Chronic onychophagia is the clinical name f chronic nail biting. It is considered a form of masochistic self-mutilation, and it is far more common that most people realize. It occurs in: 28% of children ages 7-10 years, 44% of adolescents, 20% of young adults, and 5% of older adults. Those who suffer from it often incur great pain, as their nail plates are damaged and their fingertips become overly sensitive. In addition, infections are prone to occur and can be spread through the mouth to the body.

My nail biting has been a source of embarrassment to me my entire life. It has not been something I have wanted to talk about. As I aged, I learned to bite my nails in private and keep my fingers hidden. Yet, the ever-present ache of overly bitten nails was a constant reminder of failure. Still, along the way, I accepted that failure and decided that I was best off neither talking nor thinking about it. I accepted that this was the way things must be and that I would never gain victory over my addiction until heaven. I had submitted to the reign of my addiction.
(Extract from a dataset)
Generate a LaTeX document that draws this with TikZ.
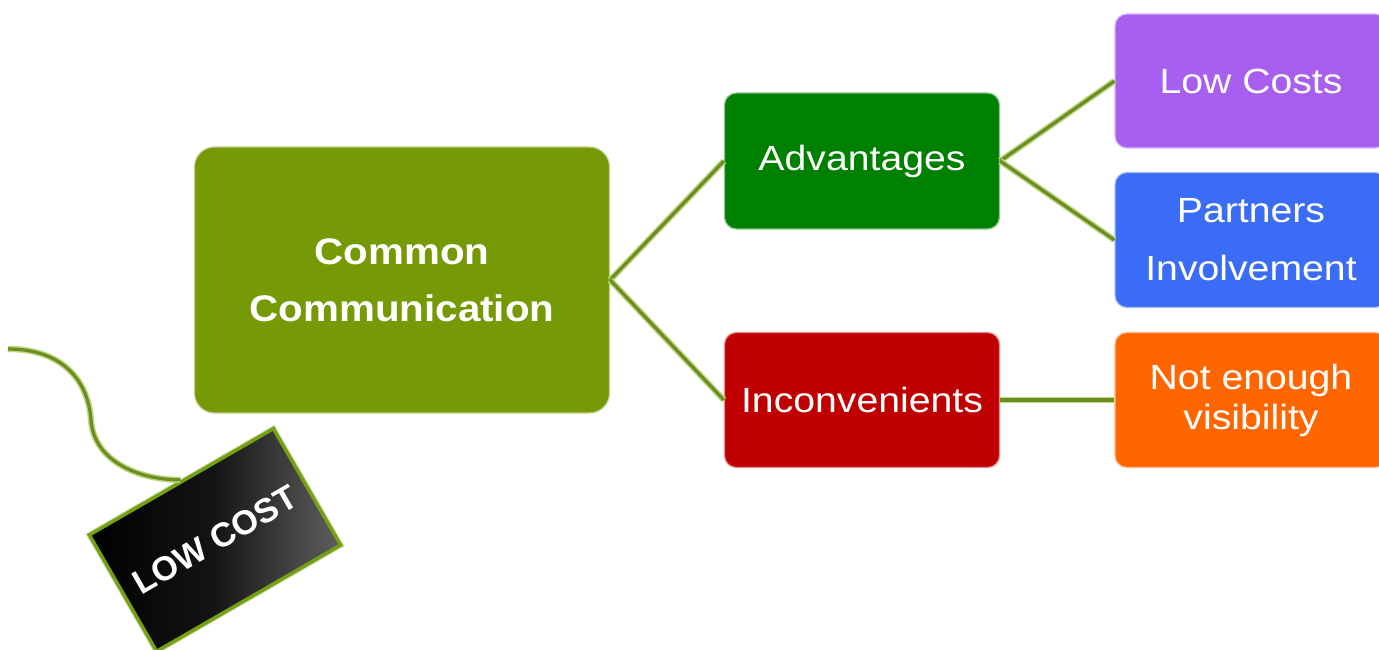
\documentclass[tikz,border=0pt]{standalone}
\usepackage{fontspec}
\newfontfamily\regf[FakeStretch=1.12]{Liberation Sans}
\newfontfamily\boldf[FakeStretch=1.09]{Liberation Sans Bold}
\newfontfamily\tagf{Liberation Sans Bold}
\definecolor{ccgreen}{RGB}{118,154,6}
\definecolor{advgreen}{RGB}{0,128,0}
\definecolor{incred}{RGB}{192,0,0}
\definecolor{lcpurple}{RGB}{168,94,238}
\definecolor{pblue}{RGB}{58,108,245}
\definecolor{norange}{RGB}{255,102,0}
\definecolor{linkdark}{RGB}{107,142,35}
\definecolor{linklight}{RGB}{192,214,130}
\definecolor{tagborder}{RGB}{118,160,20}
\definecolor{taggrey}{RGB}{95,95,95}
\tikzset{
  box/.style={rounded corners=12pt, minimum width=275pt, minimum height=135pt,
    text=white, align=center, inner sep=0pt, line width=1.2pt,
    font=\regf\fontsize{35}{40}\selectfont},
  link/.style={draw=linklight, double=linkdark, line width=1.5pt, double distance=3.2pt},
}
\begin{document}
\begin{tikzpicture}[x=1pt,y=-1pt]
\fill[white] (0,0) rectangle (1379,650);
\useasboundingbox (0,0) rectangle (1379,650);

\node[box, fill=ccgreen, draw=ccgreen!45!white, rounded corners=20pt,
  minimum width=415pt, minimum height=266pt,
  font=\boldf\fontsize{37}{57}\selectfont] (cc) at (402,280) {Common\\Communication};

\node[box, fill=advgreen, draw=advgreen!45!white, minimum height=136pt] (adv) at (862,161) {Advantages};
\node[box, fill=incred, draw=incred!45!white] (inc) at (862,400) {Inconvenients};

\node[box, fill=lcpurple, draw=lcpurple!45!white, minimum width=272pt, minimum height=134pt] (lc) at (1251,81) {Low Costs};
\node[box, fill=pblue, draw=pblue!45!white, minimum width=272pt,
  font=\regf\fontsize{35}{58}\selectfont] (pi) at (1251,240) {Partners\\Involvement};
\node[box, fill=norange, draw=norange!45!white, minimum width=272pt,
  font=\regf\fontsize{35}{40}\selectfont] (ne) at (1251,400) {Not enough\\visibility};

\draw[link] (cc.east) -- (adv.west);
\draw[link] (cc.east) -- (inc.west);
\draw[link] (adv.east) -- (lc.west);
\draw[link] (adv.east) -- (pi.west);
\draw[link] (inc.east) -- (ne.west);

\node[rotate=30, minimum width=213pt, minimum height=135pt, inner sep=0pt,
  left color=black, right color=taggrey, middle color=black!92,
  draw=tagborder, line width=4pt, text=white,
  font=\tagf\fontsize{34}{38}\selectfont] (tag) at (215,540) {LOW COST};
\draw[draw=tagborder!40!white, line width=0.8pt, rotate around={30:(215,540)}]
  (215-108.5,540-69.5) rectangle (215+108.5,540+69.5);

\coordinate (strstart) at (8,349);
\draw[link] (strstart) .. controls (60,349) and (88,378) .. (91,420)
  .. controls (94,462) and (140,480) .. (tag.north);
\end{tikzpicture}
\end{document}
I have found that we Christians often approach our besetting sins in the same way. These are not usually obvious problems like nail biting. Often they are more insidious, like slothfulness, gossip, and gluttony. Most of us, when we became Christians, became aware of our sinful natures and saw the many addictions to which we were prone. Full of newborn idealism, we sought to work or prune away those weaknesses. We had some successes, usually in the more blatant cases – most believers seem to get mastery over drunkenness and drug abuse, and as we battled those temptations, we struggled to gain mastery over the less obvious ones, like gossip and gluttony. In those areas, we had some successes and some failures. And then, it seems, at least by my observation, that at some point in mid-age, we congratulated ourselves on our successes and accepted our failures. Call it tiredness, call it maturity, call it laziness, call it whatever you wish; but at some point, for many, the battle was abandoned and surrender was declared.

I am speaking of Christians who have grown tired, of believers who have forgotten the optimism of the Gospel and the power of the Holy Spirit. In particular, I am speaking to Christians like me who have fought their “Romans seven” natures many years and have despaired of gaining real victory in this life. To those who have embraced a “Pie-in-the-sky-in-the-great-by-and-by” Christianity, to those who have surrendered, I want to give this word of encouragement:

By God’s grace, four years ago, I stopped biting my nails.

 

“Thanks be to God, who gives us the victory through our Lord Jesus Christ.”